Goran Dragic, Slovenia

6 of 10

    Congratulations, Goran Dragic! The Phoenix Suns are pretty much your team now.

    That's a sad reality for the young, creative point guard. But perhaps the raucous cheers that'll rain down on him during the 2013 Eurobasket tournament will help Dragic forget what awaits him when he returns to Phoenix in a month or so.

    In front of a Slovenian crowd, Dragic is going to dazzle a biased audience with clever passing and aggressive drives.

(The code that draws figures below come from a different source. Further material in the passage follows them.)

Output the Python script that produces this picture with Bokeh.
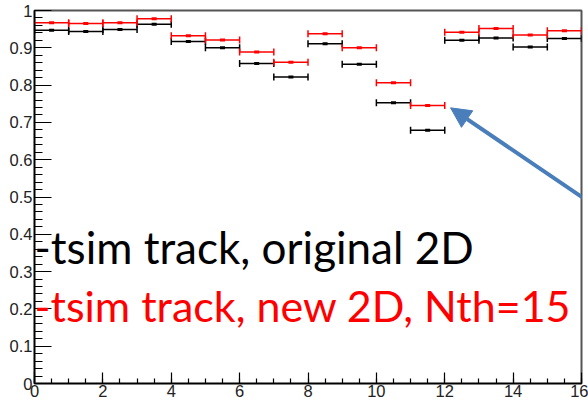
from bokeh.plotting import figure
from bokeh.models import (ColumnDataSource, Whisker, TeeHead, FixedTicker, Range1d,
                          CustomJSTickFormatter, Label, Arrow, NormalHead)
from bokeh.embed import file_html
from bokeh.resources import INLINE

# Bin centres (unit-width bins from 0 to 16)
bin_centers = [0.5, 1.5, 2.5, 3.5, 4.5, 5.5, 6.5, 7.5,
               8.5, 9.5, 10.5, 11.5, 12.5, 13.5, 14.5, 15.5]
# Efficiency, original 2D tracking
eff_original = [0.947, 0.944, 0.949, 0.963, 0.917, 0.900, 0.858, 0.822,
                0.911, 0.856, 0.753, 0.679, 0.920, 0.926, 0.902, 0.925]
# Efficiency, new 2D tracking (Nth=15)
eff_new = [0.967, 0.965, 0.967, 0.978, 0.932, 0.921, 0.889, 0.861,
           0.938, 0.900, 0.806, 0.745, 0.942, 0.952, 0.934, 0.946]

x_ticks = [0, 2, 4, 6, 8, 10, 12, 14, 16]
y_ticks = [0.0, 0.1, 0.2, 0.3, 0.4, 0.5, 0.6, 0.7, 0.8, 0.9, 1.0]

p = figure(width=588, height=404, output_backend="svg", toolbar_location=None,
           x_range=Range1d(0, 16), y_range=Range1d(0, 1),
           min_border_left=34, min_border_right=7, min_border_top=10, min_border_bottom=21)
p.grid.visible = False
p.background_fill_color = "white"
p.border_fill_color = "white"
p.outline_line_color = "#555555"
p.outline_line_width = 2

# Axes: ROOT-style inward ticks
p.axis.axis_line_color = "black"
p.axis.axis_line_width = 1.5
p.axis.major_tick_out = 0
p.axis.minor_tick_out = 0
p.axis.major_tick_line_color = "black"
p.axis.minor_tick_line_color = "black"
p.axis.major_tick_line_width = 1.2
p.axis.minor_tick_line_width = 1.2
p.axis.major_label_text_font = "Liberation Sans"
p.axis.major_label_text_font_size = "16.5px"
p.axis.major_label_text_color = "#222222"

p.xaxis.ticker = FixedTicker(ticks=x_ticks, minor_ticks=[i * 0.5 for i in range(33)])
p.xaxis.major_tick_in = 11
p.xaxis.minor_tick_in = 5
p.xaxis.major_label_standoff = 1

p.yaxis.ticker = FixedTicker(ticks=y_ticks, minor_ticks=[i * 0.02 for i in range(51)])
p.yaxis.major_tick_in = 17
p.yaxis.minor_tick_in = 8
p.yaxis.major_label_standoff = 2
p.yaxis.formatter = CustomJSTickFormatter(code="""
    if (Math.abs(tick) < 1e-9) return "0";
    if (Math.abs(tick - 1) < 1e-9) return "1";
    return tick.toFixed(1);
""")

def draw_series(values, color):
    src = ColumnDataSource(dict(
        x=bin_centers, y=values,
        lo=[c - 0.5 for c in bin_centers], hi=[c + 0.5 for c in bin_centers]))
    w = Whisker(source=src, base="y", lower="lo", upper="hi", dimension="width",
                line_color=color, line_width=1.5,
                lower_head=TeeHead(size=7, line_color=color, line_width=1.5),
                upper_head=TeeHead(size=7, line_color=color, line_width=1.5))
    p.add_layout(w)
    p.rect(x="x", y="y", width=5, height=3, width_units="screen", height_units="screen",
           source=src, fill_color=color, line_color=None)

draw_series(eff_original, "black")
draw_series(eff_new, "#ff0000")

p.add_layout(Label(x=0.0, y=0.365, text="-tsim track, original 2D", text_color="black",
                   text_font="Lato", text_font_size="44px", text_baseline="alphabetic"))
p.add_layout(Label(x=0.0, y=0.21, text="-tsim track, new 2D, Nth=15", text_color="#ff0000",
                   text_font="Lato", text_font_size="43px", text_baseline="alphabetic"))

p.add_layout(Arrow(x_start=16.25, y_start=0.485, x_end=12.17, y_end=0.739,
                   line_color="#4a7ebb", line_width=4,
                   end=NormalHead(size=20, fill_color="#4a7ebb", line_color="#4a7ebb")))

open("out.html", "w").write(file_html(p, INLINE))
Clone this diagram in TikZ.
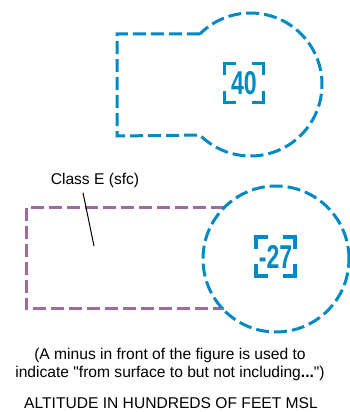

    The Suns are counting on him to be a major cornerstone of their rebuilding project, so now would be a good time for him to let it all hang out. If he can bottle up some of the confidence and good vibes he'll undoubtedly earn in the coming weeks, maybe he'll have a better chance to be the player Phoenix needs him to be.


Tristan Thompson, Canada

7 of 10

    Putting aside questions of why Canada belongs in a Eurobasket tournament, one intriguing big man from the great, white North will get an opportunity to show off against Europe's best.

    Tristan Thompson of the Cleveland Cavaliers will give the world its first extended look at his game since the forward made the switch from left-handed to right-handed shooting. He's going to be a key part of a Cleveland Cavaliers team that has real playoff aspirations for the first time since LeBron James left town.

    So if Thompson can become even marginally effective as a scorer outside the paint, he could really propel the Cavs to new heights.

    As Canada's No. 1 option, he'll get plenty of chances to prove he's ready.

Nikola Vucevic, Montenegro

8 of 10

    Everybody knows that Spain's Marc Gasol is the top big man in the tournament, but Montenegro's Nikola Vucevic would like to show the world that he's not far behind the NBA's reigning Defensive Player of the Year.

    Vucevic blew up for the Orlando Magic last season, averaging 13.1 points and 11.9 rebounds in just over 33 minutes per game. Not bad for a secondary piece in last summer's four-team trade that shuffled up Dwight Howard, Andrew Bynum and Andre Iguodala.

    Vucevic is a beast inside who should run wild against a cast of slender international big men.

    If he doesn't lead the tournament in rebounding, it'll be a shock.

    We may be a few years away from Vucevic really pushing Gasol for European supremacy, but it'll be fascinating to see if the 22-year-old center can carry the momentum from a terrific NBA season into what could be his breakout tournament.

Nemanja Nedovic, Serbia

9 of 10

    Anytime a guy gets the label of "The European Derrick Rose," he automatically becomes interesting.

    That's the tag Serbian guard Nemanja Nedovic earned during the scouting process that led up to the 2013 NBA draft, and he'll get to show the world whether or not he deserves it during Eurobasket.

    Given the raw talent across the rosters of the teams in this tournament, Nedovic probably doesn't rate among Eurobasket's top 20 players. But from a pure curiosity standpoint, doesn't everyone want to see where all of the Rose comparisons come from?

    All we've seen is grainy video so far, so it'll be great to finally get an extended look at Nedovic's game.

    The Golden State Warriors, who wound up with Nedovic after a flurry of draft-day trades, will certainly be watching closely.

Ricky Rubio, Spain

10 of 10

    Ricky Rubio is a joy to watch in any context, but he's really in his element when international play brings a wide-open game with a ramped-up pace.

    Get ready for no-look passes, unbelievably creative playmaking and a ton of style.

    As the tournament favorite, Spain will need a big performance from Rubio to hold off a host of worthy competitors. Should the point guard fail to impress, France, Greece, Lithuania and Turkey will all be ready to pounce.

    The pressure of Eurobasket should be a nice primer for a 2013-14 NBA season in which Rubio will be expected to help lead the Minnesota Timberwolves to their first playoff berth since 2004.

    Fully healthy and coming into his own as a leader, Rubio is positioned to reclaim his status as "international basketball darling" if he plays well in the coming weeks.